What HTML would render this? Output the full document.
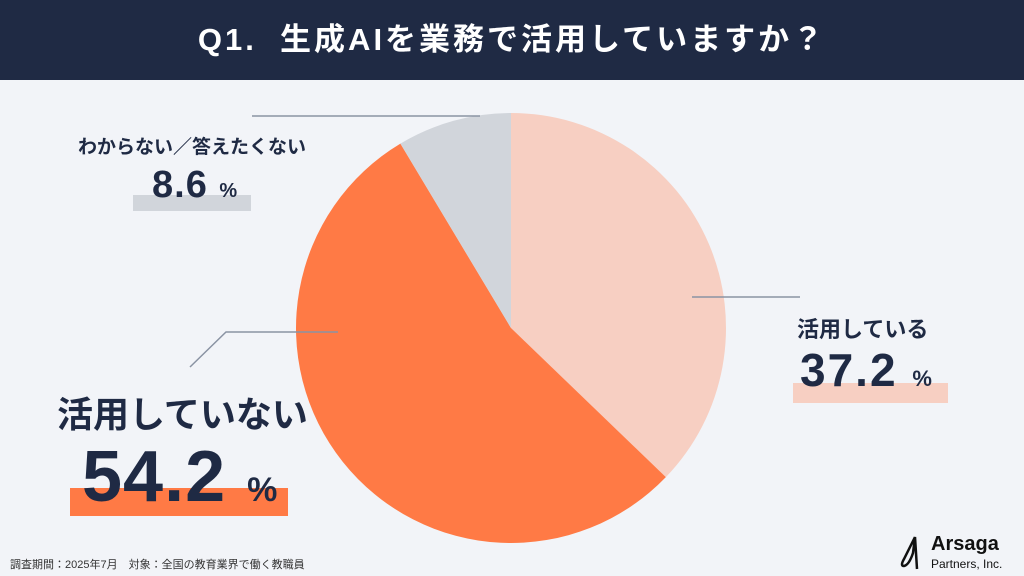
<!DOCTYPE html>
<html lang="ja"><head><meta charset="utf-8">
<style>
html,body{margin:0;padding:0}
body{width:1024px;height:576px;overflow:hidden;background:#f2f4f8;position:relative;font-family:"Liberation Sans","Noto Sans CJK JP",sans-serif;color:#1f2a44}
.hdr{position:absolute;left:0;top:0;width:1024px;height:80px;background:#1f2a44;color:#fff;font-weight:700;font-size:31px;text-align:center;line-height:80px;letter-spacing:3px}
.t{position:absolute;font-weight:700;white-space:nowrap}
.bar{position:absolute}
</style></head><body>
<div class="hdr">Q1.&nbsp; 生成AIを業務で活用していますか？</div>
<svg id="pie" width="1024" height="576" style="position:absolute;left:0;top:0">
</svg>
<div class="bar" style="left:133px;top:195px;width:118px;height:16px;background:#d1d5db"></div>
<div class="t" style="left:78px;top:132px;font-size:19px">わからない／答えたくない</div>
<div class="t" style="left:152px;top:164px;font-size:38px;letter-spacing:1px">8.6 <span style="font-size:20px">%</span></div>

<div class="bar" style="left:793px;top:383px;width:155px;height:20px;background:#f7cfc2"></div>
<div class="t" style="left:797px;top:312px;font-size:22px">活用している</div>
<div class="t" style="left:800px;top:343px;font-size:46px;letter-spacing:2px">37.2 <span style="font-size:22px">%</span></div>

<div class="bar" style="left:70px;top:488px;width:218px;height:28px;background:#ff7a45"></div>
<div class="t" style="left:57px;top:386px;font-size:36px">活用していない</div>
<div class="t" style="left:82px;top:432px;font-size:72px;letter-spacing:1px;line-height:90px">54.2 <span style="font-size:34px">%</span></div>

<div class="t" style="left:10px;top:556px;font-size:11px;font-weight:400;color:#333">調査期間：2025年7月　対象：全国の教育業界で働く教職員</div>
<div style="position:absolute;left:895px;top:533px;width:125px;height:40px">
<svg width="30" height="40" style="position:absolute;left:0;top:0"><path d="M20 4 L9 26 Q5 33 9 33 Q14 32 18 20 L20 4 L22 36" fill="none" stroke="#111" stroke-width="2.5"/></svg>
<div class="t" style="left:36px;top:0;font-size:20px;color:#111">Arsaga</div>
<div class="t" style="left:36px;top:24px;font-size:12px;color:#111;font-weight:400">Partners, Inc.</div>
</div>
<script>
const categories = ["活用している","活用していない","わからない／答えたくない"];
const values = [37.2, 54.2, 8.6];
const colors = ["#f7cfc2","#ff7a45","#d1d5db"];
const cx=511, cy=328, r=215;
const svg=document.getElementById('pie');
const NS='http://www.w3.org/2000/svg';
function ang(v,total){return v/total*2*Math.PI;}
function pt(a){return [cx+r*Math.sin(a), cy-r*Math.cos(a)];}
const total=values.reduce((a,b)=>a+b,0);
let acc=0;
values.forEach((v,i)=>{
  const a0=ang(acc,total), a1=ang(acc+v,total); acc+=v;
  const p0=pt(a0), p1=pt(a1);
  const large=(a1-a0)>Math.PI?1:0;
  const p=document.createElementNS(NS,'path');
  p.setAttribute('d',`M${cx},${cy} L${p0[0]},${p0[1]} A${r},${r} 0 ${large} 1 ${p1[0]},${p1[1]} Z`);
  p.setAttribute('fill',colors[i]);
  
  
  svg.appendChild(p);
});
const lines=[
  "M252,116 L480,116",
  "M692,297 L800,297",
  "M338,332 L226,332 L190,367"
];
lines.forEach((d,i)=>{
  const l=document.createElementNS(NS,'path');
  l.setAttribute('d',d);
  l.setAttribute('fill','none');
  l.setAttribute('stroke','#8a93a3');
  l.setAttribute('stroke-width','1.5');
  
  
  svg.appendChild(l);
});
</script>
</body></html>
──────────
» **Stated exercise**
Without the pictures, write out all of the material exactly.

» **Exercise response**
What HTML would render this? Output the full document.
<!DOCTYPE html>
<html lang="ja"><head><meta charset="utf-8">
<style>
html,body{margin:0;padding:0}
body{width:1024px;height:576px;overflow:hidden;background:#f2f4f8;position:relative;font-family:"Liberation Sans","Noto Sans CJK JP",sans-serif;color:#1f2a44}
.hdr{position:absolute;left:0;top:0;width:1024px;height:80px;background:#1f2a44;color:#fff;font-weight:700;font-size:31px;text-align:center;line-height:80px;letter-spacing:3px}
.t{position:absolute;font-weight:700;white-space:nowrap}
.bar{position:absolute}
</style></head><body>
<div class="hdr">Q1.&nbsp; 生成AIを業務で活用していますか？</div>
<svg id="pie" width="1024" height="576" style="position:absolute;left:0;top:0">
</svg>
<div class="bar" style="left:133px;top:195px;width:118px;height:16px;background:#d1d5db"></div>
<div class="t" style="left:78px;top:132px;font-size:19px">わからない／答えたくない</div>
<div class="t" style="left:152px;top:164px;font-size:38px;letter-spacing:1px">8.6 <span style="font-size:20px">%</span></div>

<div class="bar" style="left:793px;top:383px;width:155px;height:20px;background:#f7cfc2"></div>
<div class="t" style="left:797px;top:312px;font-size:22px">活用している</div>
<div class="t" style="left:800px;top:343px;font-size:46px;letter-spacing:2px">37.2 <span style="font-size:22px">%</span></div>

<div class="bar" style="left:70px;top:488px;width:218px;height:28px;background:#ff7a45"></div>
<div class="t" style="left:57px;top:386px;font-size:36px">活用していない</div>
<div class="t" style="left:82px;top:432px;font-size:72px;letter-spacing:1px;line-height:90px">54.2 <span style="font-size:34px">%</span></div>

<div class="t" style="left:10px;top:556px;font-size:11px;font-weight:400;color:#333">調査期間：2025年7月　対象：全国の教育業界で働く教職員</div>
<div style="position:absolute;left:895px;top:533px;width:125px;height:40px">
<svg width="30" height="40" style="position:absolute;left:0;top:0"><path d="M20 4 L9 26 Q5 33 9 33 Q14 32 18 20 L20 4 L22 36" fill="none" stroke="#111" stroke-width="2.5"/></svg>
<div class="t" style="left:36px;top:0;font-size:20px;color:#111">Arsaga</div>
<div class="t" style="left:36px;top:24px;font-size:12px;color:#111;font-weight:400">Partners, Inc.</div>
</div>
<script>
const categories = ["活用している","活用していない","わからない／答えたくない"];
const values = [37.2, 54.2, 8.6];
const colors = ["#f7cfc2","#ff7a45","#d1d5db"];
const cx=511, cy=328, r=215;
const svg=document.getElementById('pie');
const NS='http://www.w3.org/2000/svg';
function ang(v,total){return v/total*2*Math.PI;}
function pt(a){return [cx+r*Math.sin(a), cy-r*Math.cos(a)];}
const total=values.reduce((a,b)=>a+b,0);
let acc=0;
values.forEach((v,i)=>{
  const a0=ang(acc,total), a1=ang(acc+v,total); acc+=v;
  const p0=pt(a0), p1=pt(a1);
  const large=(a1-a0)>Math.PI?1:0;
  const p=document.createElementNS(NS,'path');
  p.setAttribute('d',`M${cx},${cy} L${p0[0]},${p0[1]} A${r},${r} 0 ${large} 1 ${p1[0]},${p1[1]} Z`);
  p.setAttribute('fill',colors[i]);
  
  
  svg.appendChild(p);
});
const lines=[
  "M252,116 L480,116",
  "M692,297 L800,297",
  "M338,332 L226,332 L190,367"
];
lines.forEach((d,i)=>{
  const l=document.createElementNS(NS,'path');
  l.setAttribute('d',d);
  l.setAttribute('fill','none');
  l.setAttribute('stroke','#8a93a3');
  l.setAttribute('stroke-width','1.5');
  
  
  svg.appendChild(l);
});
</script>
</body></html>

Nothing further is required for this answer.